Current high levels of financial repression create significant costs and lower long-term investors' ability to channel funds into the real economy, a new Swiss Re study shows

  • Since the financial crisis, US savers alone have lost roughly USD 470 billion in interest income
  • Artificially low interest rates that go with financial repression lower incentives for policymakers to tackle much needed structural reforms in Europe
  • Other unintended consequences of financial repression include potential asset bubbles, crowding out long-term investors in otherwise functioning private markets, increasing economic inequality and the potential of higher inflation over the long-term besides distorting private capital markets
  • Swiss Re developed a Financial Repression Index, the first of its kind, measuring the extent of policymakers' actions. Swiss Re has also quantified the costs of interest rates being at artificially low levels for households and long-term investors
  • Financial repression describes official policies directing funds to markets that would otherwise go elsewhere and reduces diversification of funding sources to the economy, representing a risk for financial stability

Seven years after the financial crisis, central banks are still keeping interest rates at historically low levels. Low interest rates help finance governments' debt and lower funding costs, as well as support growth. But such policy actions cause financial repression. This comes at a substantial cost for both households and long-term investors such as insurance companies and pension funds, according to a new Swiss Re report Financial repression: The unintended consequences.

With continued increases in bond prices, expensive stocks and relatively low volatility, the impact of financial repression on markets is undisputable. Meanwhile, the impact of foregone interest income for households and long-term investors has become substantial: in the US alone, savers have lost about USD 470 billion in interest rate income (net) since the financial crisis (2008-2013).

Over the same period, EU and US insurers have lost around USD 400 billion in yield income. This currently corresponds to an annual "tax" of roughly 0.8% of total financial assets on average, lowering long-term investors' capacity to channel funds to the real economy.

Swiss Re's own index, the first such index to measure financial repression, shows that financial repression remains very high, albeit down from its 2011-2012 peak. The major driver of change post 2007-2008 has been monetary policy.

Swiss Re's Group Chief Investment Officer, Guido Fürer, says: "Besides the impact on long-term investors' portfolio income, the consequence for capital market intermediation is not negligible either.
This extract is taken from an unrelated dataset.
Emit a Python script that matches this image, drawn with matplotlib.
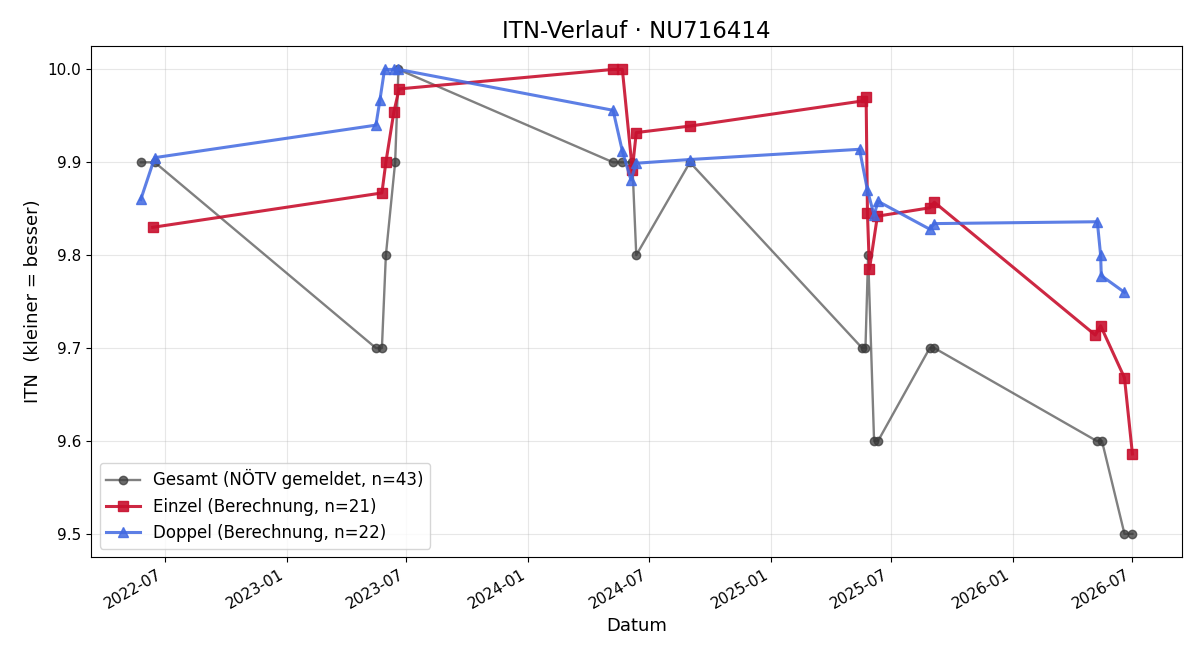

Crowding out investors due to artificially low or negative yields will reduce the diversification of funding sources to the real economy, thus representing a risk for financial stability and economic growth potential at large."

The index is based on three broad categories including monetary components, such as real yields and the difference of long-term government bond yields to their 'fair value', as well as regulatory and "other" components, such as banks' domestic sovereign debt holdings and capital flow development.

Long-term investors are part of the intermediation channel that helps move saving funds to the real economy. In Europe alone, insurance companies have roughly USD 9.5 trillion in assets under management, amounting to about 60% of European long-term investments funds available.

Keeping interest rates artificially low through official intervention hampers the ability of long-term investors to deploy risk capital into the real economy. It has broken the financial market intermediation channel by crowding out viable private markets, lowering the funds available from long-term investors to be used for the real economy. Investments in infrastructure could repair this damage and address weak economic growth.

Policymakers face a trade-off between supporting the economic recovery and contributing to the further potential build-up of financial and economic imbalances. However, through lowering yields and thus distorting private market signals, financial repression serves as a disincentive for governments to tackle pressing public policy challenges and thus advance the structural reform agenda.

The longer such extraordinary and unconventional monetary policies are in place, the more challenging the exit phase will be. The increasing role of public versus private markets spurs economic and financial market imbalances, representing key vulnerabilities for the long-term stability of well-functioning financial markets.

Financial repression is likely to remain a key tool for policymakers given the moderate global growth outlook and high public debt overhang. Whether the costs outweigh the benefits largely depends on the ability of governments to take advantage of the low interest rate environment by implementing the right structural reforms. So far the record for doing so hasn't been comforting.

"Future policy actions to create more stable and well-functioning private markets are important for economic growth in the long-term. That said, today's environment already provides a great window of opportunity, particularly in the area of infrastructure investments. Here we need a tradable infrastructure debt asset class so we don't have to rely on the public sector for investments. Instead, the public policy environment should promote a well-functioning private infrastructure debt market," says Guido Fürer.